» REQUIRED TASK
Below are the records; extract from them the line containing "Output the LaTeX" to the line containing "(Retort) -- (Fill);", both lines included, exactly and with no pictures.

» DATA EXCERPTS

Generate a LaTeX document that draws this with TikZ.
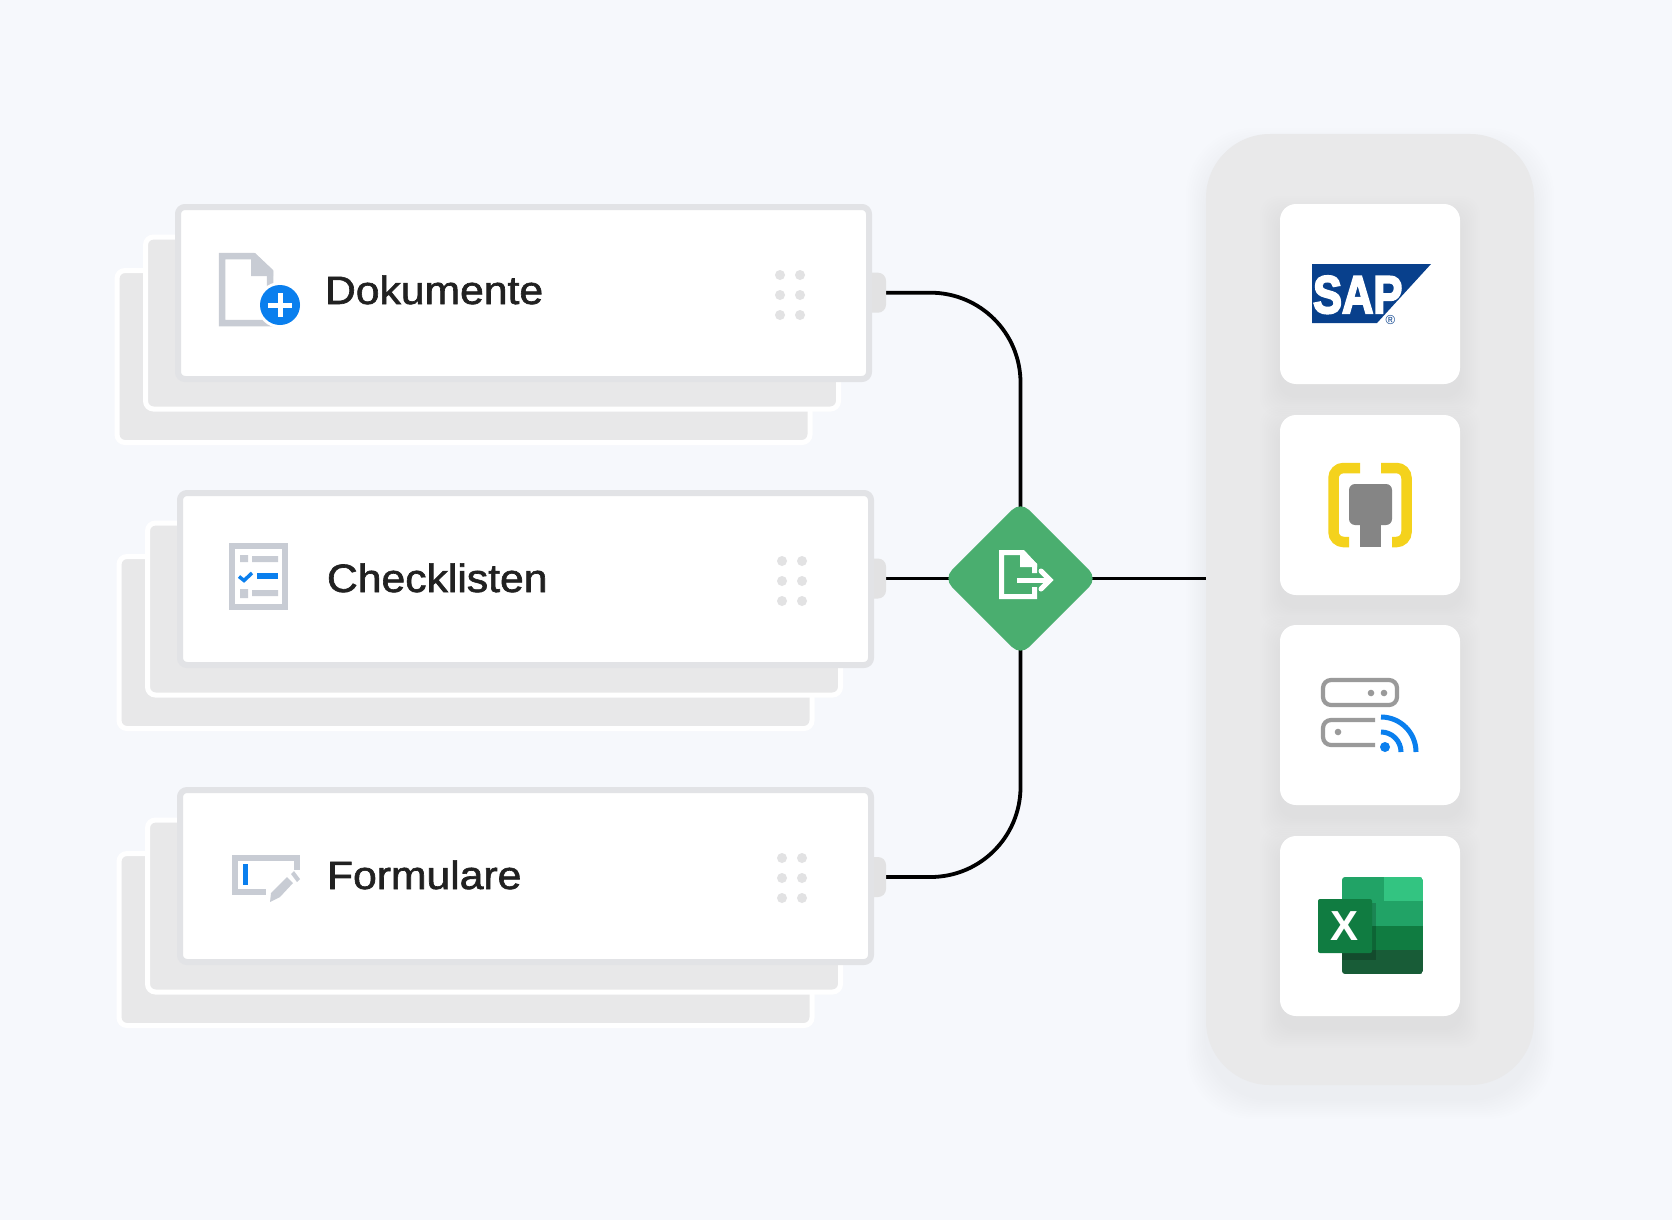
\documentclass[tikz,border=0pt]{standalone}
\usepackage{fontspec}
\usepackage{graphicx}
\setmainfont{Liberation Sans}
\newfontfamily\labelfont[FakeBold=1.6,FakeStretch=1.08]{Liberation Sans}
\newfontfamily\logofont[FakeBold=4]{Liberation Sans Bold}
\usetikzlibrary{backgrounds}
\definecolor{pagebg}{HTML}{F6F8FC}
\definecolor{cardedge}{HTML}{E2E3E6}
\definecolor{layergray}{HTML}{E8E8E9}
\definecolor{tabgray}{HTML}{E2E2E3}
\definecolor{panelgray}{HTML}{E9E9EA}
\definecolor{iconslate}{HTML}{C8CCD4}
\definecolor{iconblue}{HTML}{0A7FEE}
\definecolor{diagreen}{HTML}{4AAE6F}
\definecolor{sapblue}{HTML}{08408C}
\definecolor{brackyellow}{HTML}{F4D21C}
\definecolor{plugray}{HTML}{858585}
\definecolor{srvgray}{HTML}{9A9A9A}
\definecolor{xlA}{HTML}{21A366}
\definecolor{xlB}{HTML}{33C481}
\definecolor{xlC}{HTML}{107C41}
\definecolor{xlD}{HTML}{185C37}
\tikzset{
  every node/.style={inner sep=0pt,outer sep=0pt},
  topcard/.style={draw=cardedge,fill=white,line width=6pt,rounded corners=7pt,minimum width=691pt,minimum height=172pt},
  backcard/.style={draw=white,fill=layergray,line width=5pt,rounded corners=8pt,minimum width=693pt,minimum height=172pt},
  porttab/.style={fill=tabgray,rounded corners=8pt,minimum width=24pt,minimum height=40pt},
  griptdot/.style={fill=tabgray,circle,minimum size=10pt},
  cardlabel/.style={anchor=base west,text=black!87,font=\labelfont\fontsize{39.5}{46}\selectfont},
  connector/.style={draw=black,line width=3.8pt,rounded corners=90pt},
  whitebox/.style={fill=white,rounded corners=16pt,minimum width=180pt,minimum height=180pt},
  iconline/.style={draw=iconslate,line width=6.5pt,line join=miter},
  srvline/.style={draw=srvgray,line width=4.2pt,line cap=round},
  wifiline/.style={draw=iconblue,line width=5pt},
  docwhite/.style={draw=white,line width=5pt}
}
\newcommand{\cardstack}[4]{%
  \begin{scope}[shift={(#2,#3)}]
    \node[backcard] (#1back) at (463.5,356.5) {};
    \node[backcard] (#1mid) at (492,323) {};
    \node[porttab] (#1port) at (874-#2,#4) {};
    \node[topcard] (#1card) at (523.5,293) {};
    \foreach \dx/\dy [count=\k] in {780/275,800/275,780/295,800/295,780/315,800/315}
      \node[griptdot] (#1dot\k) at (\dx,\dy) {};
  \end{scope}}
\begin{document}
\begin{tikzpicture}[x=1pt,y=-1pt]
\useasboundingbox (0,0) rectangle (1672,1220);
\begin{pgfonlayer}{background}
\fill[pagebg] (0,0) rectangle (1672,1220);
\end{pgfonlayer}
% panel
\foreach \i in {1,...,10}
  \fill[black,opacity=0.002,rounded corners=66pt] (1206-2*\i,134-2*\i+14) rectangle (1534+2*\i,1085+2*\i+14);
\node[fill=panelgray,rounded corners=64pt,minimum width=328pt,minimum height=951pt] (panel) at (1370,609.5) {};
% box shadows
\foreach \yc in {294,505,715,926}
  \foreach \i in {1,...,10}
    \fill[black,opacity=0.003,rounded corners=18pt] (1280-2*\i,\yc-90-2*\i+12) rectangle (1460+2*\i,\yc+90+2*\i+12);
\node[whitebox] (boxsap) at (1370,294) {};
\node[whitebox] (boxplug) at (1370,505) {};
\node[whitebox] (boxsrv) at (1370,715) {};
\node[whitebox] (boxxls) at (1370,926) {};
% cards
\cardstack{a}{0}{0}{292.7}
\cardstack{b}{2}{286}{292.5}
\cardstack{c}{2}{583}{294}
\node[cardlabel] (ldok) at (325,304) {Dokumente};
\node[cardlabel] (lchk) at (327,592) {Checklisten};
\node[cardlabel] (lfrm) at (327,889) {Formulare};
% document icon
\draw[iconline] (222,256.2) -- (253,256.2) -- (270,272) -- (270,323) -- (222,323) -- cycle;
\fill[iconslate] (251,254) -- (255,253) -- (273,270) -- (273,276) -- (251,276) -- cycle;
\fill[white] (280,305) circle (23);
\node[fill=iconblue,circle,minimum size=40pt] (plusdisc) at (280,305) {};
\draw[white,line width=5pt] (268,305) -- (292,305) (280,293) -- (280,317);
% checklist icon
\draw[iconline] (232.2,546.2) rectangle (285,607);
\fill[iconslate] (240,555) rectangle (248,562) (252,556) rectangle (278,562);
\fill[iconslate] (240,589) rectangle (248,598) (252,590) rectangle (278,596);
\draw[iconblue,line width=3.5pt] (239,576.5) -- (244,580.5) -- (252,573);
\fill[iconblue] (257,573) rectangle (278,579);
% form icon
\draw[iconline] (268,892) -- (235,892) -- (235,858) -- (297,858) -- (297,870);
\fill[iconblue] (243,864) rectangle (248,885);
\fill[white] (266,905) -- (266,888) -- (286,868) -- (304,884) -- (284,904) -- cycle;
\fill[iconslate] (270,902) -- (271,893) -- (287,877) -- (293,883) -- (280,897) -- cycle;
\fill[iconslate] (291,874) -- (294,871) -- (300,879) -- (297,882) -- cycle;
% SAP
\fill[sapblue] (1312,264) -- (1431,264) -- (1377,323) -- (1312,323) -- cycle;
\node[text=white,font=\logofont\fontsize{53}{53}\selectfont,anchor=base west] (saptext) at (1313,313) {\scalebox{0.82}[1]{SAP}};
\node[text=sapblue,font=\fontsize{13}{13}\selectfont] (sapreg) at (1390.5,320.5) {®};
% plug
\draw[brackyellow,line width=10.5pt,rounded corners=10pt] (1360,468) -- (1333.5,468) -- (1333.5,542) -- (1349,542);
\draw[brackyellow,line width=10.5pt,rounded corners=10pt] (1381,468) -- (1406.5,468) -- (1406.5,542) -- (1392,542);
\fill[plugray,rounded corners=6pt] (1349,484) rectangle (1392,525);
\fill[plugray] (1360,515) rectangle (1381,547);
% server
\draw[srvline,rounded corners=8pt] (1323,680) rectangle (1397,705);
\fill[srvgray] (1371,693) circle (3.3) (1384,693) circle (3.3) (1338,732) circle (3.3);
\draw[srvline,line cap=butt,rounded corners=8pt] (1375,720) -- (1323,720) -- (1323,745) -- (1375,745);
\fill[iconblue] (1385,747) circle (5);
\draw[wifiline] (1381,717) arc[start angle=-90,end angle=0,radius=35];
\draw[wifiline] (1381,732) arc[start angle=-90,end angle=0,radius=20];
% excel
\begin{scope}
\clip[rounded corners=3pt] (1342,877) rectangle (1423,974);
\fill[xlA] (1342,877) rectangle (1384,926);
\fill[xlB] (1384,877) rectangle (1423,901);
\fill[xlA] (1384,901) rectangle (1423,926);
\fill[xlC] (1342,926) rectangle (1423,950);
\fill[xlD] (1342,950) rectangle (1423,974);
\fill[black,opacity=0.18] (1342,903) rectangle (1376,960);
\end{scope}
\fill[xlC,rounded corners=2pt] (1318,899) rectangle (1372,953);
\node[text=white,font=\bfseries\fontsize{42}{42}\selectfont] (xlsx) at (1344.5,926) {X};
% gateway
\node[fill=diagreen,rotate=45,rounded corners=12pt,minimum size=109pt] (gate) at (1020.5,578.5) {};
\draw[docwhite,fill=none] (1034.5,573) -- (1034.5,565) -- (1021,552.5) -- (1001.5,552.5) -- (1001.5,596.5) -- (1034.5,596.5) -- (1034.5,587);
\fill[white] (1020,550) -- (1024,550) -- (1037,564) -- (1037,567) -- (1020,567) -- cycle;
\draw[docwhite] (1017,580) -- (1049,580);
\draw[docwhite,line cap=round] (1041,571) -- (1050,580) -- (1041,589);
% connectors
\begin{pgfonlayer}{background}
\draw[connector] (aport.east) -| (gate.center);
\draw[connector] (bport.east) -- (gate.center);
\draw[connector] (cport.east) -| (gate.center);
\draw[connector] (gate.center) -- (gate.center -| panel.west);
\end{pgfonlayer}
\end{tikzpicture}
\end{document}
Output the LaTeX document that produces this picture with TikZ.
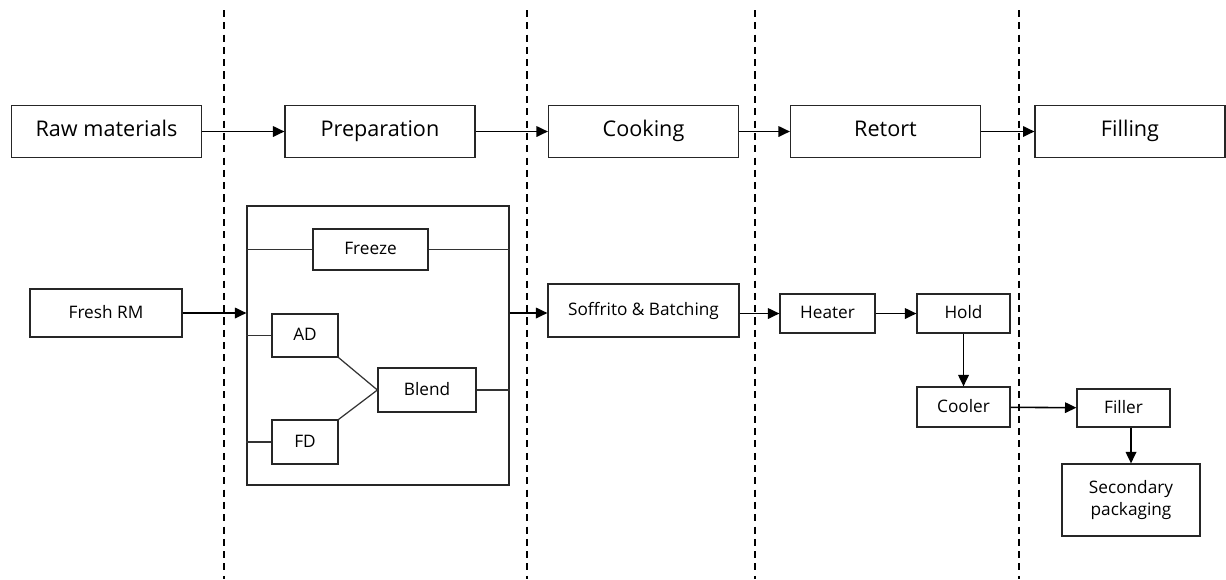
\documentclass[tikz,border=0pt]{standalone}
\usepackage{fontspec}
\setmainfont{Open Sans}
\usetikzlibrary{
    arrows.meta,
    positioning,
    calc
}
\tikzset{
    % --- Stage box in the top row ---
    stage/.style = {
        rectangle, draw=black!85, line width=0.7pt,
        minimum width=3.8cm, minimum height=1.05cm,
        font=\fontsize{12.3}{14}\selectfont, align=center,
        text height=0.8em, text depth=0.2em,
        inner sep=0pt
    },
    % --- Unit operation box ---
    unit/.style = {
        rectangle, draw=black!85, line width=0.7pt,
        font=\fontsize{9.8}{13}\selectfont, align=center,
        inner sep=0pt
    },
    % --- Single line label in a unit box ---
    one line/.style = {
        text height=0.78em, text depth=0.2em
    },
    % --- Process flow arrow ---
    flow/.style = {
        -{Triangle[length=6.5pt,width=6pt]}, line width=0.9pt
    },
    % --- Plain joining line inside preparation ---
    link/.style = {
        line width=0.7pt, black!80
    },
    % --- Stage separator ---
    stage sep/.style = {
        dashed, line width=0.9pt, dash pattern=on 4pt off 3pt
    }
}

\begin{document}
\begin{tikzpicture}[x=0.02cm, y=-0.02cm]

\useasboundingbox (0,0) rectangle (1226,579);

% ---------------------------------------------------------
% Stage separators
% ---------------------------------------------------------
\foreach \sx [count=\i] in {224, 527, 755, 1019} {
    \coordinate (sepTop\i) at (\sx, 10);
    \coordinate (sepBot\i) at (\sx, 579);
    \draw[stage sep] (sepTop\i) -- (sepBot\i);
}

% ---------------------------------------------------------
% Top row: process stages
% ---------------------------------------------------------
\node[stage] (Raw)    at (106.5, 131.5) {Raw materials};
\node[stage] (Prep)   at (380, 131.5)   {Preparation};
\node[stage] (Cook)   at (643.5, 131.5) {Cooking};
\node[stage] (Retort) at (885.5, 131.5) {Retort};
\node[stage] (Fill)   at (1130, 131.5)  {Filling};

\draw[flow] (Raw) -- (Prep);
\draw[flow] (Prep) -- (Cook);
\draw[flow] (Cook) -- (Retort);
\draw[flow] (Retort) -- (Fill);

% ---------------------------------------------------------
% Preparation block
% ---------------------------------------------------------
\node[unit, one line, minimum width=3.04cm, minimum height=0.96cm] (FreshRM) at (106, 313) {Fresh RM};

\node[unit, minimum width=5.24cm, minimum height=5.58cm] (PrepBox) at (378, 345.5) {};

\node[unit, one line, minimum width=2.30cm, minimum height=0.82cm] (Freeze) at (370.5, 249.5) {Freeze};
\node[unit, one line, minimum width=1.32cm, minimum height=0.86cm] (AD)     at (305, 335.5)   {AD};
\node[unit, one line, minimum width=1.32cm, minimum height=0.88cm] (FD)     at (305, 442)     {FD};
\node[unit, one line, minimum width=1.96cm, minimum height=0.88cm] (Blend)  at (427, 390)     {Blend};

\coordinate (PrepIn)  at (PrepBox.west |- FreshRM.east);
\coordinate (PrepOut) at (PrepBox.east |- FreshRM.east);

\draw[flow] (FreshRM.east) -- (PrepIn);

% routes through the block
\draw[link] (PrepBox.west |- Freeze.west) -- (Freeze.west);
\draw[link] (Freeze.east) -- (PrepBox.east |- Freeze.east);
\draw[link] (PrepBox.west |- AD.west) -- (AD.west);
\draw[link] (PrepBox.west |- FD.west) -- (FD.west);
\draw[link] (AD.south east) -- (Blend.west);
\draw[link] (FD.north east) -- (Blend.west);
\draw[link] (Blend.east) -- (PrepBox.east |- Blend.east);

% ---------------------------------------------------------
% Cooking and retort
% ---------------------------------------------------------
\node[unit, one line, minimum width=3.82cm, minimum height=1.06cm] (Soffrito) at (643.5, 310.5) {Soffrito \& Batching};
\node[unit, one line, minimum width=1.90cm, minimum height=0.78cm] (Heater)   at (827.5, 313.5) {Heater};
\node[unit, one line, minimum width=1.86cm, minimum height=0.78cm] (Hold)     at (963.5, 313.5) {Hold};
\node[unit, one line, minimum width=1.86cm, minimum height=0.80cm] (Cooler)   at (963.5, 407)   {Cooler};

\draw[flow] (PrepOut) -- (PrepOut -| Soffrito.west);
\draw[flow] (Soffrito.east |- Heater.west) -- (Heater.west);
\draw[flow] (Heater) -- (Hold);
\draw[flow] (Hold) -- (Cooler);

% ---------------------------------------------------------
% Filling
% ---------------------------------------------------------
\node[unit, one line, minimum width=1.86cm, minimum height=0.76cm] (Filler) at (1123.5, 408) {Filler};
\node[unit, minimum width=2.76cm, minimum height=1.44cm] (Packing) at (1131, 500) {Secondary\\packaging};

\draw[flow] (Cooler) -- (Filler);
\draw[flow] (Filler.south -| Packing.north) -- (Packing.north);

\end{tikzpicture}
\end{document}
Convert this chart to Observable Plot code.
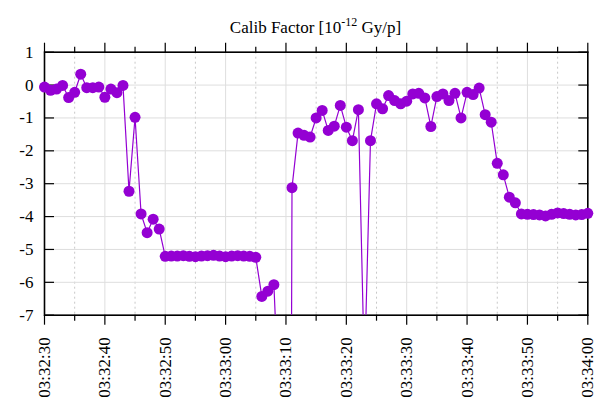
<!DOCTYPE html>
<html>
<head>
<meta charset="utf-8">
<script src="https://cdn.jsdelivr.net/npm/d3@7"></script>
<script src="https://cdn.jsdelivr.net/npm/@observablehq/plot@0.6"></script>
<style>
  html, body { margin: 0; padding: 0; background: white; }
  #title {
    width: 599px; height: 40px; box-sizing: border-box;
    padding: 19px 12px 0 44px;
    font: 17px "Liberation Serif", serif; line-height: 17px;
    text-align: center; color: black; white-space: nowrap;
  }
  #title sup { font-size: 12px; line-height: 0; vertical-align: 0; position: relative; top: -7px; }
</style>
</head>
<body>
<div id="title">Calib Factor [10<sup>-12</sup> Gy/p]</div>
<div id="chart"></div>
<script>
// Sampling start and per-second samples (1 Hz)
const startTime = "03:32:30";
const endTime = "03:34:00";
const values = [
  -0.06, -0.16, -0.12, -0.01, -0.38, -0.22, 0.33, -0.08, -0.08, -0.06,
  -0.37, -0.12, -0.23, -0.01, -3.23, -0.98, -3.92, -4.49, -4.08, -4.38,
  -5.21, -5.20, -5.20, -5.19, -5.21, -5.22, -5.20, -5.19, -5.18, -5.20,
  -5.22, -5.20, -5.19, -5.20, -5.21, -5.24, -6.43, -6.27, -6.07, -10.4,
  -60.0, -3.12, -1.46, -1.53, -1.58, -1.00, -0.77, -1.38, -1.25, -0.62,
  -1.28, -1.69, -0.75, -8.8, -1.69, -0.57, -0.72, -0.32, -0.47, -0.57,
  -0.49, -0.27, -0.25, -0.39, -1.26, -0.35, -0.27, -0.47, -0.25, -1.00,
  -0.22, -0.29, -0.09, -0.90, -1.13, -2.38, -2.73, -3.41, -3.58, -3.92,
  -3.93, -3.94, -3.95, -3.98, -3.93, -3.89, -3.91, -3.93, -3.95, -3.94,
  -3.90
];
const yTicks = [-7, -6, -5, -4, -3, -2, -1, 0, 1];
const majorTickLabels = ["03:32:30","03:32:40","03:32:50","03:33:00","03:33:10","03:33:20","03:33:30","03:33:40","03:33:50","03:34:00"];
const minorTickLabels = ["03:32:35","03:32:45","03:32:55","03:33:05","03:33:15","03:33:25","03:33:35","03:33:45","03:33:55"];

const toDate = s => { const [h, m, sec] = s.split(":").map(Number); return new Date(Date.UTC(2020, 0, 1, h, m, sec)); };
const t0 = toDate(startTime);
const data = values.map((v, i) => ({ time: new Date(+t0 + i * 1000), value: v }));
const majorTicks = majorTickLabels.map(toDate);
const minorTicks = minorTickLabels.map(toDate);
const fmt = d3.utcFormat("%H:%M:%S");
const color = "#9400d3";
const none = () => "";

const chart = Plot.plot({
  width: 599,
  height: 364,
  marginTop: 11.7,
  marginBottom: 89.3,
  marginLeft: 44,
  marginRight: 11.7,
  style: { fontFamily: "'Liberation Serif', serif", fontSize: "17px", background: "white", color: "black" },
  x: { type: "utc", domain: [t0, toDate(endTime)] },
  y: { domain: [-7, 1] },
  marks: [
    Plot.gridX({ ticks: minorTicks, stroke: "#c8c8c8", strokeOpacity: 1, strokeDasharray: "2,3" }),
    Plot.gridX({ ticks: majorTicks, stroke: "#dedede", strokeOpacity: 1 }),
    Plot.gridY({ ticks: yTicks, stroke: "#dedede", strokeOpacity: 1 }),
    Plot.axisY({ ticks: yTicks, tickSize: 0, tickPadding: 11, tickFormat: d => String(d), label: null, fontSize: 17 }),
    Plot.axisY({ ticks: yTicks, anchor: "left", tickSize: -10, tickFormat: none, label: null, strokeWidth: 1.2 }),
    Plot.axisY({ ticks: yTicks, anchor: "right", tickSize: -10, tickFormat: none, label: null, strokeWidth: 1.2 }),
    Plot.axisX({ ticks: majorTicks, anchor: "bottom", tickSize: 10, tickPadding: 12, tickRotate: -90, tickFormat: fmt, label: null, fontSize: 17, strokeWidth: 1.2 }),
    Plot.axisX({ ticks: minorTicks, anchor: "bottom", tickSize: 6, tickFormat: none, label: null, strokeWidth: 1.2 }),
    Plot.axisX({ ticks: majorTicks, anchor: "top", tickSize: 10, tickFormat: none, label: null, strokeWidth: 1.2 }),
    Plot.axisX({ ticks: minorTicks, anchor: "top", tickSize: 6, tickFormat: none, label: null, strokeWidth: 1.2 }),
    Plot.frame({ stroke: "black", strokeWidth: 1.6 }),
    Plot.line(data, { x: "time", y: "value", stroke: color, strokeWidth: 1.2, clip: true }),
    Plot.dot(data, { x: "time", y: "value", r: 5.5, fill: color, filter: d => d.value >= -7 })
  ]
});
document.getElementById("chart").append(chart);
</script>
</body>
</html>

» ANSWER TO THIS PROBLEM
Output the LaTeX document that produces this picture with TikZ.
\documentclass[tikz,border=0pt]{standalone}
\usepackage{fontspec}
\setmainfont{Open Sans}
\usetikzlibrary{
    arrows.meta,
    positioning,
    calc
}
\tikzset{
    % --- Stage box in the top row ---
    stage/.style = {
        rectangle, draw=black!85, line width=0.7pt,
        minimum width=3.8cm, minimum height=1.05cm,
        font=\fontsize{12.3}{14}\selectfont, align=center,
        text height=0.8em, text depth=0.2em,
        inner sep=0pt
    },
    % --- Unit operation box ---
    unit/.style = {
        rectangle, draw=black!85, line width=0.7pt,
        font=\fontsize{9.8}{13}\selectfont, align=center,
        inner sep=0pt
    },
    % --- Single line label in a unit box ---
    one line/.style = {
        text height=0.78em, text depth=0.2em
    },
    % --- Process flow arrow ---
    flow/.style = {
        -{Triangle[length=6.5pt,width=6pt]}, line width=0.9pt
    },
    % --- Plain joining line inside preparation ---
    link/.style = {
        line width=0.7pt, black!80
    },
    % --- Stage separator ---
    stage sep/.style = {
        dashed, line width=0.9pt, dash pattern=on 4pt off 3pt
    }
}

\begin{document}
\begin{tikzpicture}[x=0.02cm, y=-0.02cm]

\useasboundingbox (0,0) rectangle (1226,579);

% ---------------------------------------------------------
% Stage separators
% ---------------------------------------------------------
\foreach \sx [count=\i] in {224, 527, 755, 1019} {
    \coordinate (sepTop\i) at (\sx, 10);
    \coordinate (sepBot\i) at (\sx, 579);
    \draw[stage sep] (sepTop\i) -- (sepBot\i);
}

% ---------------------------------------------------------
% Top row: process stages
% ---------------------------------------------------------
\node[stage] (Raw)    at (106.5, 131.5) {Raw materials};
\node[stage] (Prep)   at (380, 131.5)   {Preparation};
\node[stage] (Cook)   at (643.5, 131.5) {Cooking};
\node[stage] (Retort) at (885.5, 131.5) {Retort};
\node[stage] (Fill)   at (1130, 131.5)  {Filling};

\draw[flow] (Raw) -- (Prep);
\draw[flow] (Prep) -- (Cook);
\draw[flow] (Cook) -- (Retort);
\draw[flow] (Retort) -- (Fill);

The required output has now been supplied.